Choose Mechanically-attached single-ply when
- Design wind is low to moderate and the deck is sound steel that takes a dense fastener pattern
- Budget and schedule lead, as on big-box, warehouse, or distribution roofs
- Install conditions are cold or variable and you cannot hold an adhesive window
- You can tighten the pattern (narrower sheets, added rows) at perimeter and corners to bound billowing
Choose Fully-adhered single-ply when
- Design wind uplift is high, including coastal and corner-governed roofs
- The deck cannot take a dense fastener pattern and you need load spread across the bond
- The owner wants the longest warranty and a quiet, non-fluttering field
- The schedule can be built around the weather so the substrate is clean, dry, and in the adhesive window
Bottom line
It depends on the design wind uplift and the deck. Mechanically-attached is the cheapest and fastest, and it is the right default on budget roofs over sound steel deck where the wind is low to moderate, as long as the perimeter and corners get enhanced fastening and heavy billowing is controlled. Fully-adhered costs more and goes slower, but it rides out wind best because the load spreads across the whole bond instead of concentrating at fasteners, which makes it the call for high-wind sites, decks that cannot hold a dense pattern, and long-warranty work. Whichever method, the tested assembly must beat the calculated ASCE 7 load in every zone with the FM safety factor, since a field rating means nothing if the corner was never rated for the corner load. Confirm the fastener, plate, spacing, and adhesive against the manufacturer's listed system before committing.
FAQ
Mechanically-attached vs fully-adhered: which is better for wind?

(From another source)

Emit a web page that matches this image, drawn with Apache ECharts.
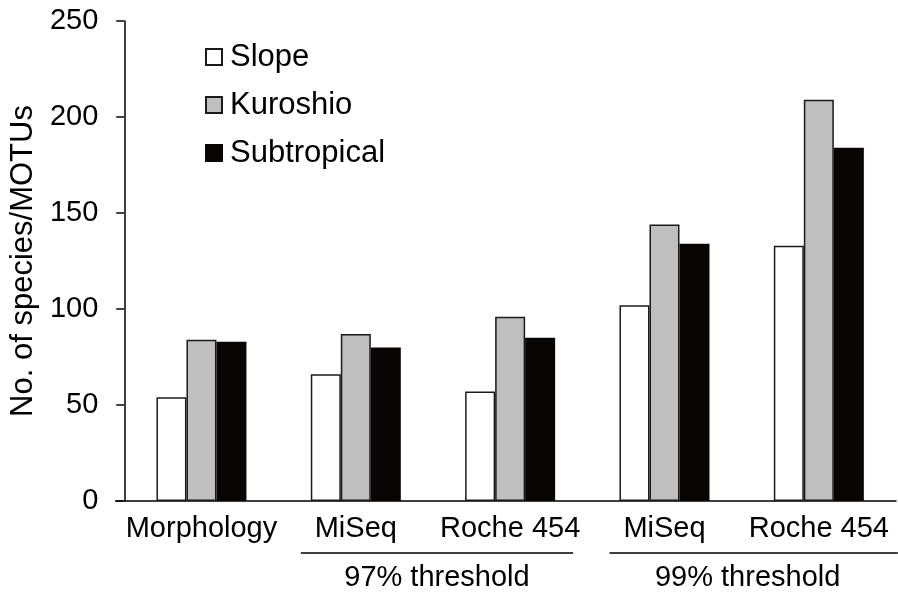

Fully-adhered handles wind better because the load spreads across the whole bonded area instead of concentrating at fasteners, and the field cannot billow. Mechanically-attached is cheaper and faster but flutters and works the seams. For high-wind sites, adhered usually wins; the project's design uplift and the deck control the call.
Why do mechanically-attached roofs billow and fully-adhered ones do not?
A mechanically-attached membrane is only held in rows at the seams, so between rows the sheet is free and wind pulls air into the assembly through laps and deck flutes, lifting the field. A fully-adhered sheet is glued across its whole area, so there is no free field to lift. Mild billowing on a fastened roof is normal; heavy billowing calls for a tighter pattern or another method.
Is fully-adhered worth the extra cost over mechanically-attached?
It depends on the design wind, the deck, and the warranty goal. On a low-to-moderate-wind roof over sound steel deck, mechanically-attached usually pencils out. When uplift is high, the deck cannot take a dense fastener pattern, or the owner wants the longest warranty and a non-fluttering field, the added cost of fully-adhered buys performance the fastened system cannot match. Match the method to the load and deck, not to habit.